Así mismo, como agravante se ha instalado una cultura profundamente antidemocrática en la izquierda gobernante de Venezuela y Nicaragua, que inventándose haber llegado al “no retorno” reivindica como justificado todo tipo de artimaña o maniobra política, judicial y electoral para eludir la legitimidad que reside soberanamente en las mayorías populares. Gobernar sin ser mayoría en el pueblo ha derivado en posturas autocráticas que les parece obvio refugiarse en el poder de coerción de las fuerzas militares y policiales, y de allí a la violación de derechos humanos y la violencia desigual del Estado contra opositores solo hay un milímetro de distancia.
La izquierda sabe que este deterioro de su compromiso con la democracia le hace daño al interior de las fuerzas políticas y movimientos sociales progresistas, así mismo ha contribuido como causa de primer orden a la deslegitimación democrática extendida a amplios sectores de clase media, profesionales y de la juventud. Nicaragua, Ecuador, El Salvador, Brasil y Venezuela son ejemplo de esto último.
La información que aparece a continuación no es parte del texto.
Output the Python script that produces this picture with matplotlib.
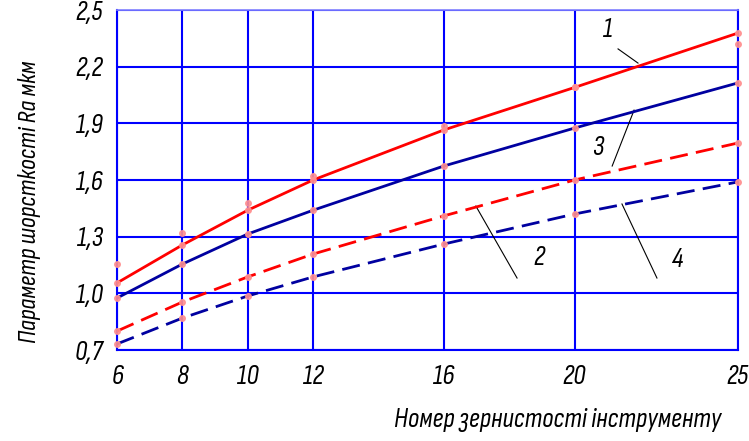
import numpy as np
import matplotlib.pyplot as plt

# номер зернистості
x = [6, 8, 10, 12, 16, 20, 25]
# криві Ra, мкм
ra1 = [1.055, 1.256, 1.44, 1.60, 1.865, 2.09, 2.378]
ra2 = [0.80, 0.954, 1.087, 1.208, 1.41, 1.60, 1.796]
ra3 = [0.975, 1.155, 1.314, 1.44, 1.674, 1.875, 2.114]
ra4 = [0.732, 0.869, 0.986, 1.087, 1.261, 1.42, 1.59]
# експериментальні точки для кривої 1
ra1_exp = [1.155, 1.32, 1.478, 1.62, 1.886, 2.09, 2.32]

xticks = [6, 8, 10, 12, 16, 20, 25]
yticks = [0.7, 1.0, 1.3, 1.6, 1.9, 2.2, 2.5]
ylabels = ['0,7', '1,0', '1,3', '1,6', '1,9', '2,2', '2,5']

font = {'family': ['Sofia Sans Condensed', 'DejaVu Sans'], 'style': 'italic'}

fig = plt.figure(figsize=(7.49, 4.41), dpi=100)
ax = fig.add_axes([117/749, 1-350/441, 621/749, 340/441])

ax.set_xlim(6, 25)
ax.set_ylim(0.7, 2.5)
ax.set_xticks(xticks)
ax.set_xticklabels([str(v) for v in xticks], fontdict=font, fontsize=20)
ax.set_yticks(yticks)
ax.set_yticklabels(ylabels, fontdict=font, fontsize=20)
ax.tick_params(length=0)
ax.tick_params(axis='x', pad=11)
ax.tick_params(axis='y', pad=10)
ax.grid(True, color='#0000ff', lw=1.5)
ax.set_axisbelow(True)
for s in ['left', 'bottom', 'right']:
    ax.spines[s].set_color('#0000ff')
    ax.spines[s].set_linewidth(1.5)
ax.spines['top'].set_color('#8080ff')
ax.spines['top'].set_linewidth(1.2)

mk = dict(marker='o', ms=4, mfc='#ff9090', mec='#ff9090', alpha=0.9)

ax.plot(x, ra1, color='#ff0000', lw=2, zorder=3)
ax.plot(x, ra3, color='#0000a0', lw=2, zorder=3)
ax.plot(x, ra2, color='#ff0000', lw=2, dashes=(6.5, 3), zorder=3)
ax.plot(x, ra4, color='#0000a0', lw=2, dashes=(6.5, 3), zorder=3)
for yy in [ra1, ra2, ra3, ra4, ra1_exp]:
    ax.plot(x, yy, ls='none', zorder=4, clip_on=False, **mk)

# позначення кривих
ax.text(20.87, 2.394, '1', fontdict=font, fontsize=20, ha='left', va='center')
ax.plot([21.33, 21.94], [2.294, 2.219], color='k', lw=0.8)
ax.text(20.53, 1.77, '3', fontdict=font, fontsize=20, ha='left', va='center')
ax.plot([21.15, 21.82], [1.674, 1.97], color='k', lw=0.8)
ax.text(18.73, 1.187, '2', fontdict=font, fontsize=20, ha='left', va='center')
ax.plot([16.98, 18.24], [1.462, 1.081], color='k', lw=0.8)
ax.text(22.98, 1.176, '4', fontdict=font, fontsize=20, ha='left', va='center')
ax.plot([21.45, 22.52], [1.473, 1.081], color='k', lw=0.8)

fig.text(558/749, 1-420/441, 'Номер зернистості інструменту', fontdict=font,
         fontsize=20, ha='center', va='center')
fig.text(30/749, 1-202/441, 'Параметр шорсткості Ra мкм', fontdict=font,
         fontsize=19, ha='center', va='center', rotation=90)

fig.savefig('out.png', dpi=100)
En definitiva, reivindico el carácter radicalmente democrático de nuestro proyecto de sociedad. Socialismo no es que una nueva elite privilegiada y anti ética sustituya a otra, corrupta e ineficaz, que fue desplazada del poder. Se pone en cuestión el carácter de su fuerza histórica el intentar vulnerar que socialismo y democracia son componentes de un mismo ideal. Lo otro es pretender camuflar un contrabando que niega la libertad y la tolerancia en la diversidad del pensamiento humano. Si el socialismo es más democracia, entonces la única legitimidad para gobernar los pueblos, es que estos así lo hayan decidido en procesos electorales libres, transparentes y mayoritarios. Lo contrario tiene un nombre: Fraude.